[Code that draws figures]
## Start

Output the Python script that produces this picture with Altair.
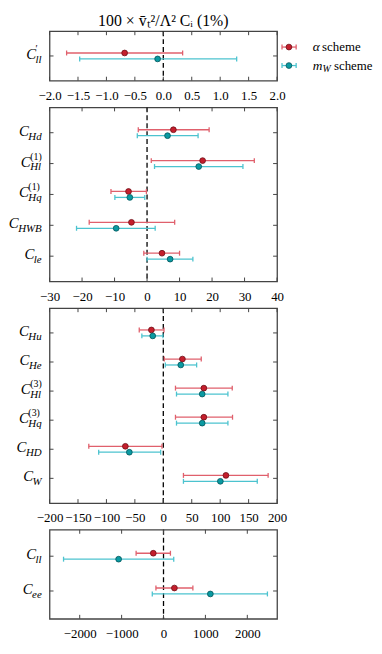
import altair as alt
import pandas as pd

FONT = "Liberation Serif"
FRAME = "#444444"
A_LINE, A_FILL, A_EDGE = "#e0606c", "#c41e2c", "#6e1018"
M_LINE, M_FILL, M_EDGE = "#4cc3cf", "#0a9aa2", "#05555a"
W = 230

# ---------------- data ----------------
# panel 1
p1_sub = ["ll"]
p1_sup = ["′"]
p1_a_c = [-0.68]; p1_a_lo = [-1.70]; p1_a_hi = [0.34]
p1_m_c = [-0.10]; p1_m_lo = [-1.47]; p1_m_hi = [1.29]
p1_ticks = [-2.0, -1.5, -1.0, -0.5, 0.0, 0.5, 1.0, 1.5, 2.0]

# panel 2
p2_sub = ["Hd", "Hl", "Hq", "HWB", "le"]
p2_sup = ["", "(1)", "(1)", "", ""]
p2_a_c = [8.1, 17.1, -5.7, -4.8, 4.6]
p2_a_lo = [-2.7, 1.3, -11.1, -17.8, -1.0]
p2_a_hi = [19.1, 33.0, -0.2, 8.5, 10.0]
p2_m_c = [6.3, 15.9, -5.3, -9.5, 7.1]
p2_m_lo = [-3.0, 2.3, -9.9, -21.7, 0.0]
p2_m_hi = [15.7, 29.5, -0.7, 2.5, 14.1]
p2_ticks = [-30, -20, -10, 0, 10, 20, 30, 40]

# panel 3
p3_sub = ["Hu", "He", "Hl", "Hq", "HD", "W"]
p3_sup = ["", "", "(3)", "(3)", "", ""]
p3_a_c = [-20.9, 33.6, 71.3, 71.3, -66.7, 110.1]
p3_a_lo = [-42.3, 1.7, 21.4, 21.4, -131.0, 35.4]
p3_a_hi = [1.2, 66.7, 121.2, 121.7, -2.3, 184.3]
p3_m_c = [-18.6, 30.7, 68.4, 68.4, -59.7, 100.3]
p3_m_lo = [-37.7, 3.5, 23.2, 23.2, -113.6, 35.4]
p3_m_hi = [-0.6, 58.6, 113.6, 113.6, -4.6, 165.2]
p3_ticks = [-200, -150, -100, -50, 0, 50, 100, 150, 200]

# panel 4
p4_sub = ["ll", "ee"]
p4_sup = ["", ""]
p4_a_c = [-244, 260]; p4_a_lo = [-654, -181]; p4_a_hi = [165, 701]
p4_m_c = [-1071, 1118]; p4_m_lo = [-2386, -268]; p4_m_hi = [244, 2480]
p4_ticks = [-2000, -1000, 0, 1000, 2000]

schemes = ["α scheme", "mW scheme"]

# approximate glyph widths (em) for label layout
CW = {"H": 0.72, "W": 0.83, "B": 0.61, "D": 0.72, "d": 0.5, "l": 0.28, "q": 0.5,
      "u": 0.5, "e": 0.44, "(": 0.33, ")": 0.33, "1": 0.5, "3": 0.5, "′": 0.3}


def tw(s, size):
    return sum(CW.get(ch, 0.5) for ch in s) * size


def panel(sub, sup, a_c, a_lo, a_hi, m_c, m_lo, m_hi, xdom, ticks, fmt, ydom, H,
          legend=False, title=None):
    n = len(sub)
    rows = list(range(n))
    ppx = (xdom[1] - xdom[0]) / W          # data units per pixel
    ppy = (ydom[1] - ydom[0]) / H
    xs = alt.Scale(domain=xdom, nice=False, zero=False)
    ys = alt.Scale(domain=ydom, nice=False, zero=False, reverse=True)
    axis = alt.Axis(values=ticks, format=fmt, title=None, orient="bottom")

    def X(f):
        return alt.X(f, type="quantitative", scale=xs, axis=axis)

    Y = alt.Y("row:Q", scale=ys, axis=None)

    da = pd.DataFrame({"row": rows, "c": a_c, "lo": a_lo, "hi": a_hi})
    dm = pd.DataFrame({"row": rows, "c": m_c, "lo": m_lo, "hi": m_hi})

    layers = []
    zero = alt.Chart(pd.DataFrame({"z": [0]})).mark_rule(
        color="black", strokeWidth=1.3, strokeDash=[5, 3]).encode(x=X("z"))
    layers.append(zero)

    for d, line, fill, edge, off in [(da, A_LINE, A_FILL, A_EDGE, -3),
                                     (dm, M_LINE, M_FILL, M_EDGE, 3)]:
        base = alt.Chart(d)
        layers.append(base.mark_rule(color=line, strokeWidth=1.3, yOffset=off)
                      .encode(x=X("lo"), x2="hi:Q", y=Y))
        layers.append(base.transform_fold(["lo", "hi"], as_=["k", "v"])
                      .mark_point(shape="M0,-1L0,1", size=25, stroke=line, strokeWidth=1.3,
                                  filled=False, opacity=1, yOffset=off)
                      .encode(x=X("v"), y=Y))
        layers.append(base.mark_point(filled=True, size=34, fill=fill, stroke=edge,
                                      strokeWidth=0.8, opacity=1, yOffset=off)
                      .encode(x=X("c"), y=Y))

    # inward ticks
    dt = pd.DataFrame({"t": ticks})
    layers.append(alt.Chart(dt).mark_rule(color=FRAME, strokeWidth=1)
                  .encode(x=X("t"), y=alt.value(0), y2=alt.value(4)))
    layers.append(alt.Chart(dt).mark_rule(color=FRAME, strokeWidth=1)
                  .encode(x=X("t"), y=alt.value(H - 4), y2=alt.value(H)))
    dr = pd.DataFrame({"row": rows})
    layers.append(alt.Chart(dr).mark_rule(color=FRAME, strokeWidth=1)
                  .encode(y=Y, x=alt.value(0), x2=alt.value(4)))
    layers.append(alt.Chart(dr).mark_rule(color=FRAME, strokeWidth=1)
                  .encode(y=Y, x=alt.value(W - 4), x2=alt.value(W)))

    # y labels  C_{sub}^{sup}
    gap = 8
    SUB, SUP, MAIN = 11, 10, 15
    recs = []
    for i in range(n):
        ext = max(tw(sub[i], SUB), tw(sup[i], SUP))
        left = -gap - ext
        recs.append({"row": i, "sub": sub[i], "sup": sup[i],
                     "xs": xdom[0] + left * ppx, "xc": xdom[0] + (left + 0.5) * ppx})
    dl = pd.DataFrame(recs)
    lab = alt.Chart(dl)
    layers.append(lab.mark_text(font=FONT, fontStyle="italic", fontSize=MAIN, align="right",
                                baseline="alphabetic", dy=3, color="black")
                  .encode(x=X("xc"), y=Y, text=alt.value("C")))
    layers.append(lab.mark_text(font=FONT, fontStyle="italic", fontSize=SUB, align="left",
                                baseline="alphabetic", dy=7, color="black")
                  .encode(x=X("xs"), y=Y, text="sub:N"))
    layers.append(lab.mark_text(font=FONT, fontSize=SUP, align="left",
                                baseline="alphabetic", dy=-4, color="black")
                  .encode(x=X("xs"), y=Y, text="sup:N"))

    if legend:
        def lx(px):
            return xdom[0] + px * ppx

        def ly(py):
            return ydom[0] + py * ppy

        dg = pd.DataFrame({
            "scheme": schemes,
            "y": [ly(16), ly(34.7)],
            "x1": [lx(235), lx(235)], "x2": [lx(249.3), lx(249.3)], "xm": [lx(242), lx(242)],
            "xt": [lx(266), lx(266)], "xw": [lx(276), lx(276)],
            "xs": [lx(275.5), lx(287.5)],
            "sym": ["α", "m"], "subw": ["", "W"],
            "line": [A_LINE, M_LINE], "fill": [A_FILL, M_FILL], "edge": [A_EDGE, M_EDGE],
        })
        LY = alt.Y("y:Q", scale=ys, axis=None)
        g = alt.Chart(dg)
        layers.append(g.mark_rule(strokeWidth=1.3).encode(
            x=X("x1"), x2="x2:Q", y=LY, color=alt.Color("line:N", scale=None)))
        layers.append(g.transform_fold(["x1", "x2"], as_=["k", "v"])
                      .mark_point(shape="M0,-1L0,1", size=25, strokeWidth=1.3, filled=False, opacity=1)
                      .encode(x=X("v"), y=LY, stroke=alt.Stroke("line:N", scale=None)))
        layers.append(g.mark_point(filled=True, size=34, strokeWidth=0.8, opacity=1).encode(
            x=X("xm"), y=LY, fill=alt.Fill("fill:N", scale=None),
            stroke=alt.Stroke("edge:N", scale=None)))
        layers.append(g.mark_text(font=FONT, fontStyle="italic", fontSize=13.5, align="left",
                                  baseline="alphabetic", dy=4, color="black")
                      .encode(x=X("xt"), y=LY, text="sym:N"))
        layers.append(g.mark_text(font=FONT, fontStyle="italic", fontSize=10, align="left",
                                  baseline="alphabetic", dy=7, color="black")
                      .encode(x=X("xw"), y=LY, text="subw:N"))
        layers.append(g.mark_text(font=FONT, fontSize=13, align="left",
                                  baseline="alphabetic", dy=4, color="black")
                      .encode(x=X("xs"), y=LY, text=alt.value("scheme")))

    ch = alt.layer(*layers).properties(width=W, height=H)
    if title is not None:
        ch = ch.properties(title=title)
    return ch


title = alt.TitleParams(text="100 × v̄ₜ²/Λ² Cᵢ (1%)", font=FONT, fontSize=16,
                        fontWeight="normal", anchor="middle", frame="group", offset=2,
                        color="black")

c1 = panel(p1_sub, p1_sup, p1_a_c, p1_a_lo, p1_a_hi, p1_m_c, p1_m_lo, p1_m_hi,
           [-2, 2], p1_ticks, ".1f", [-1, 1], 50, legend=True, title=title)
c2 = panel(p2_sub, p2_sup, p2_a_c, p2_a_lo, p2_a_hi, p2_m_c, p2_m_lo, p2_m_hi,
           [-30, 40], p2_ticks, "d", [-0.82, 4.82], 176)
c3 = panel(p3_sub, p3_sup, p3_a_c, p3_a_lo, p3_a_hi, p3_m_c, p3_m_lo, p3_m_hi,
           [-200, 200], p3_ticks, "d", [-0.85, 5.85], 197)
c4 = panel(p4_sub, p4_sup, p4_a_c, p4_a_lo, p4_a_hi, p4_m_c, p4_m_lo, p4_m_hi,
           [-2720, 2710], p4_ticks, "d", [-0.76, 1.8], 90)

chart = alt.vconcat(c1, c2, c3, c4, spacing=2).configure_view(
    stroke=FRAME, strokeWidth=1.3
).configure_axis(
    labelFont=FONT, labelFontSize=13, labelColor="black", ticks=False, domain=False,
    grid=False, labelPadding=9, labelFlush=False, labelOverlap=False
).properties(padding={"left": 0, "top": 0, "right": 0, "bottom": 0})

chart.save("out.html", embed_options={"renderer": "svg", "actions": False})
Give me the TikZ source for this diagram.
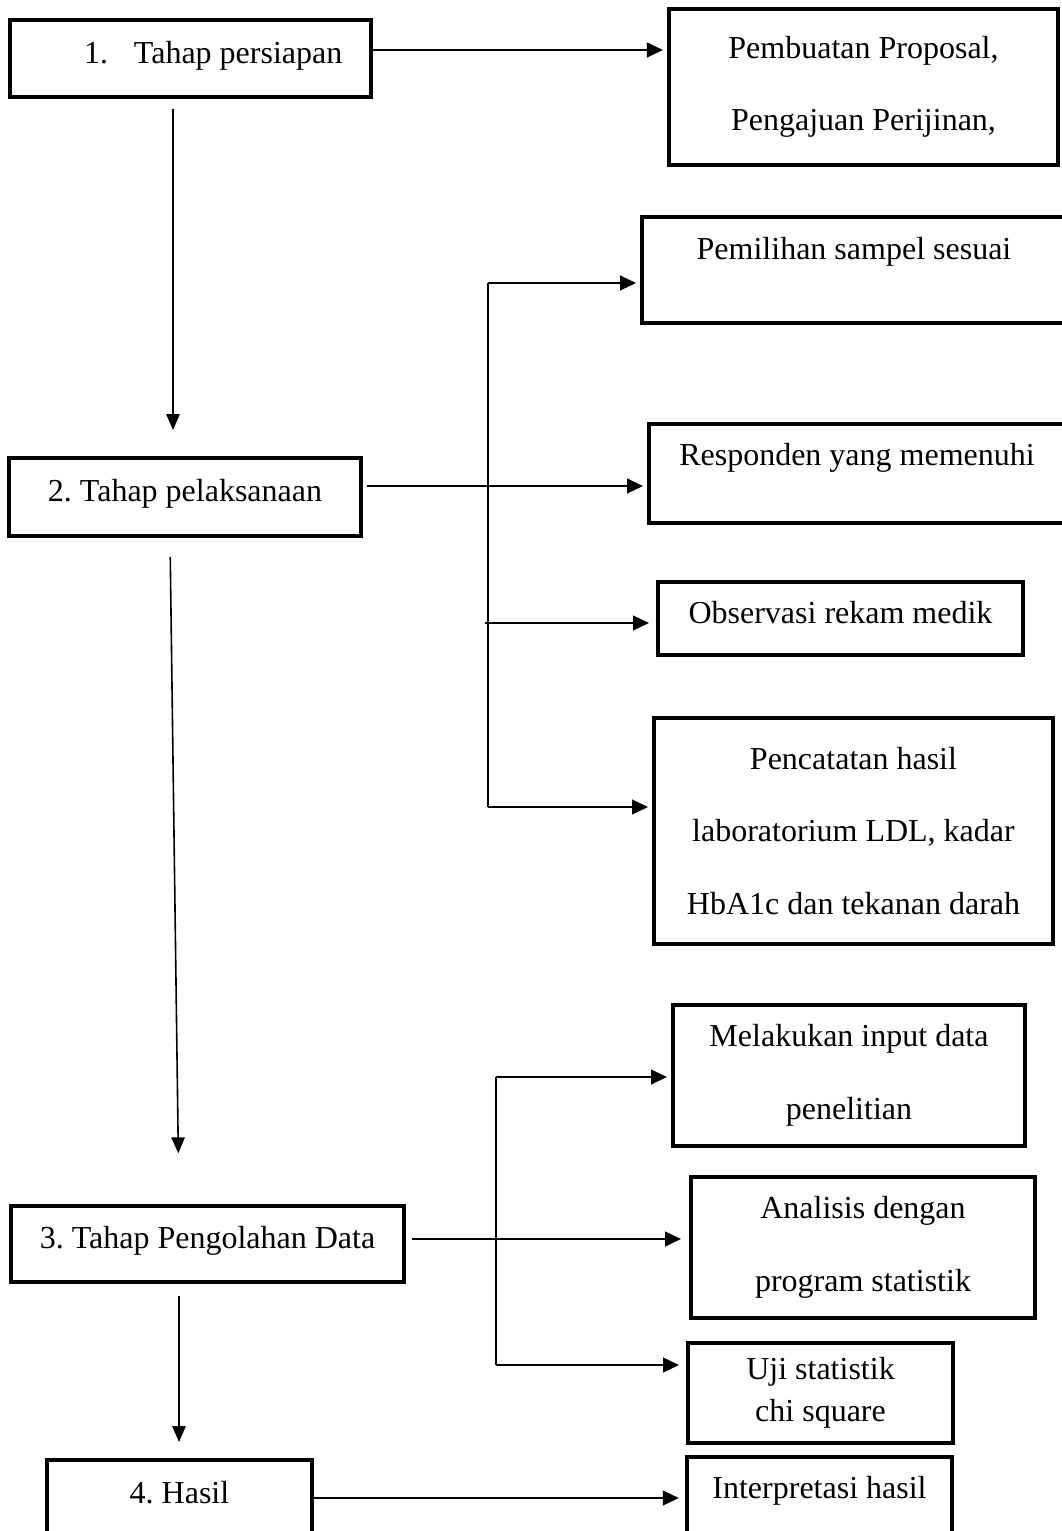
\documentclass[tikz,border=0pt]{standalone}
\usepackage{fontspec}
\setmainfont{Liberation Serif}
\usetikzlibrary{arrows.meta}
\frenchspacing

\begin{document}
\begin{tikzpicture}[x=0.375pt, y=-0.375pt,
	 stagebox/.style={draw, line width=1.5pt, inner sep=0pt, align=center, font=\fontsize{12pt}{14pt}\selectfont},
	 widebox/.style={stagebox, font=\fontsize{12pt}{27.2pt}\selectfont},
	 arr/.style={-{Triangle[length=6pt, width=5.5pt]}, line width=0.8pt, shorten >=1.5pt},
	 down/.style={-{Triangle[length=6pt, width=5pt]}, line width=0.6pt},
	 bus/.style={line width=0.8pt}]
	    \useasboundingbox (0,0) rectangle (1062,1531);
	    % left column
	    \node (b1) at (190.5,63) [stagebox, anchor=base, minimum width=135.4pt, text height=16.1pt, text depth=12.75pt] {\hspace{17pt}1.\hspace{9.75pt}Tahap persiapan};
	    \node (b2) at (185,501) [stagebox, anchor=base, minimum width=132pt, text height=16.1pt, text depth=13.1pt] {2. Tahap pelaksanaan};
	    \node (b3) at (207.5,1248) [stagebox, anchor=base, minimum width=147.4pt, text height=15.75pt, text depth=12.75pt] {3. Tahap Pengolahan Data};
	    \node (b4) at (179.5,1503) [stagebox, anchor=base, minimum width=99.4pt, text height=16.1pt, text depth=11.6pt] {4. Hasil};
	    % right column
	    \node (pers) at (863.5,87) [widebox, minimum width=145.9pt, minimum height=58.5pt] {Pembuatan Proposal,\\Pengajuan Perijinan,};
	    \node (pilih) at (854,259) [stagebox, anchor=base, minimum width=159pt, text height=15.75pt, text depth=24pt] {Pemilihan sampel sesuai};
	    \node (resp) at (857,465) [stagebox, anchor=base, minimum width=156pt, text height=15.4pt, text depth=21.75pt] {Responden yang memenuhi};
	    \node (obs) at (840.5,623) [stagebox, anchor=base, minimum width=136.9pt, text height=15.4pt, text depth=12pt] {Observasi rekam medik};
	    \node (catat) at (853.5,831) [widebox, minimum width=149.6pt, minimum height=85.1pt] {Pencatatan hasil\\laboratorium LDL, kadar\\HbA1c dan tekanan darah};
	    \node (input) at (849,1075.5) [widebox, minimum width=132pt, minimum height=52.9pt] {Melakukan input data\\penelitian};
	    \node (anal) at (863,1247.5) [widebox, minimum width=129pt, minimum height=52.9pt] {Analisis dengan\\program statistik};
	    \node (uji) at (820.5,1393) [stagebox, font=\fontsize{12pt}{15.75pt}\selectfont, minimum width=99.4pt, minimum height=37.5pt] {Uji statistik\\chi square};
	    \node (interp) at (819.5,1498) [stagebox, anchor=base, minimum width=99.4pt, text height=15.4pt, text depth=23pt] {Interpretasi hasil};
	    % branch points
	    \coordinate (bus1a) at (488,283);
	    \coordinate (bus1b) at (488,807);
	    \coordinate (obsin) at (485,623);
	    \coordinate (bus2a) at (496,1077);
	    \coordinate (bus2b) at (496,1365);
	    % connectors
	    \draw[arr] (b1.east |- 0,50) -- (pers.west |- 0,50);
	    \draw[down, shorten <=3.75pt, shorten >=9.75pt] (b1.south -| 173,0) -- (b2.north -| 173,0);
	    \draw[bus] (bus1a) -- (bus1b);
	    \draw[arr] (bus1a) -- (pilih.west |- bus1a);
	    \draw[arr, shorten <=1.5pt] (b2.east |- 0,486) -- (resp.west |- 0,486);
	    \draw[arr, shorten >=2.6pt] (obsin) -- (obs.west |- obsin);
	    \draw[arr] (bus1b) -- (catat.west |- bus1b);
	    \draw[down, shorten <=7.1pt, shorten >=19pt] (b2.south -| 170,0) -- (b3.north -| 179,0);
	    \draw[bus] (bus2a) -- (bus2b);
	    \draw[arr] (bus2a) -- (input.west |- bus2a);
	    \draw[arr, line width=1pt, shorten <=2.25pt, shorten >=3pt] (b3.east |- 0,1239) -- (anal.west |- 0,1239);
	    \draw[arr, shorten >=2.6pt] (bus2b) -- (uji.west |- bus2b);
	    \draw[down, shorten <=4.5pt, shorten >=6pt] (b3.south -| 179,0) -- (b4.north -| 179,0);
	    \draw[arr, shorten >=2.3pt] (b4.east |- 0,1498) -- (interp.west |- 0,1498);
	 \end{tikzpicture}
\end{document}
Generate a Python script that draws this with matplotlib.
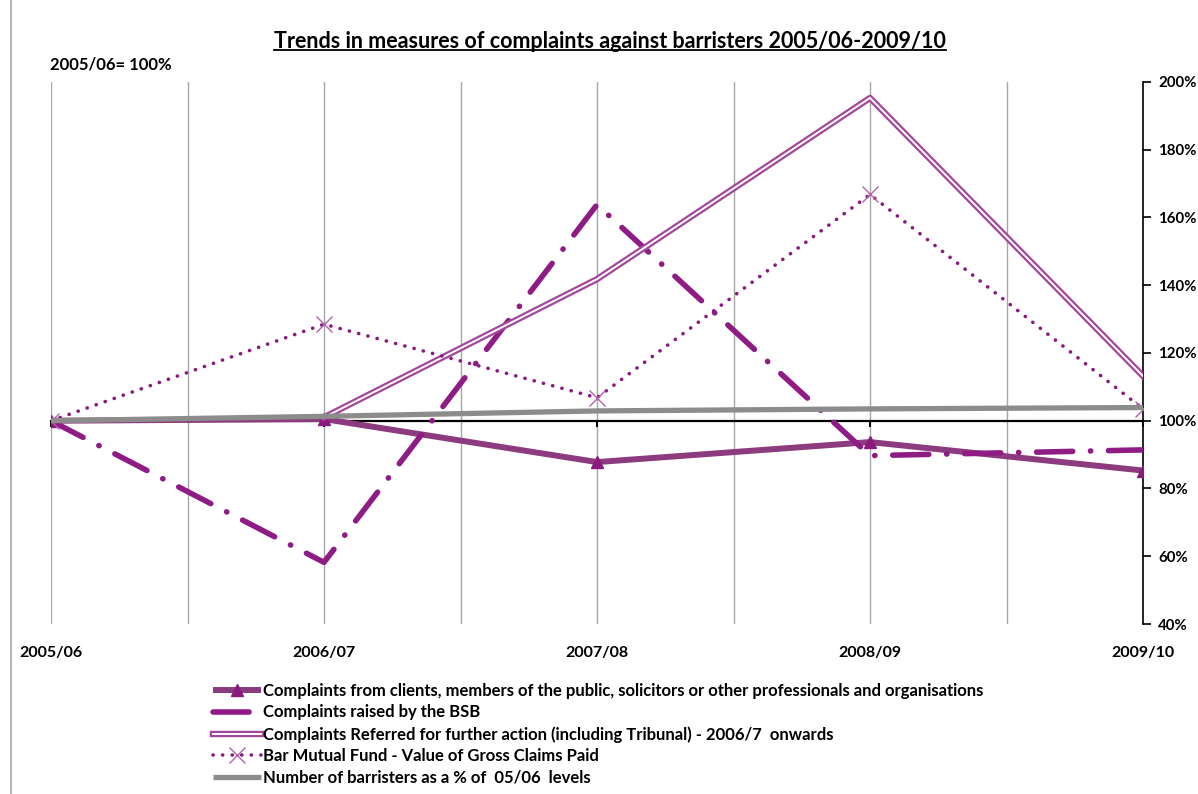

## End

#### Exercise objective
Copy the records above exactly, from the first line through the line containing "p1_ticks = [-2.0, -1.5, -1.0, -0.5, 0.0, 0.5, 1.0, 1.5, 2.0]", and leave out the pictures.

#### Reply
Output the Python script that produces this picture with Altair.
import altair as alt
import pandas as pd

FONT = "Liberation Serif"
FRAME = "#444444"
A_LINE, A_FILL, A_EDGE = "#e0606c", "#c41e2c", "#6e1018"
M_LINE, M_FILL, M_EDGE = "#4cc3cf", "#0a9aa2", "#05555a"
W = 230

# ---------------- data ----------------
# panel 1
p1_sub = ["ll"]
p1_sup = ["′"]
p1_a_c = [-0.68]; p1_a_lo = [-1.70]; p1_a_hi = [0.34]
p1_m_c = [-0.10]; p1_m_lo = [-1.47]; p1_m_hi = [1.29]
p1_ticks = [-2.0, -1.5, -1.0, -0.5, 0.0, 0.5, 1.0, 1.5, 2.0]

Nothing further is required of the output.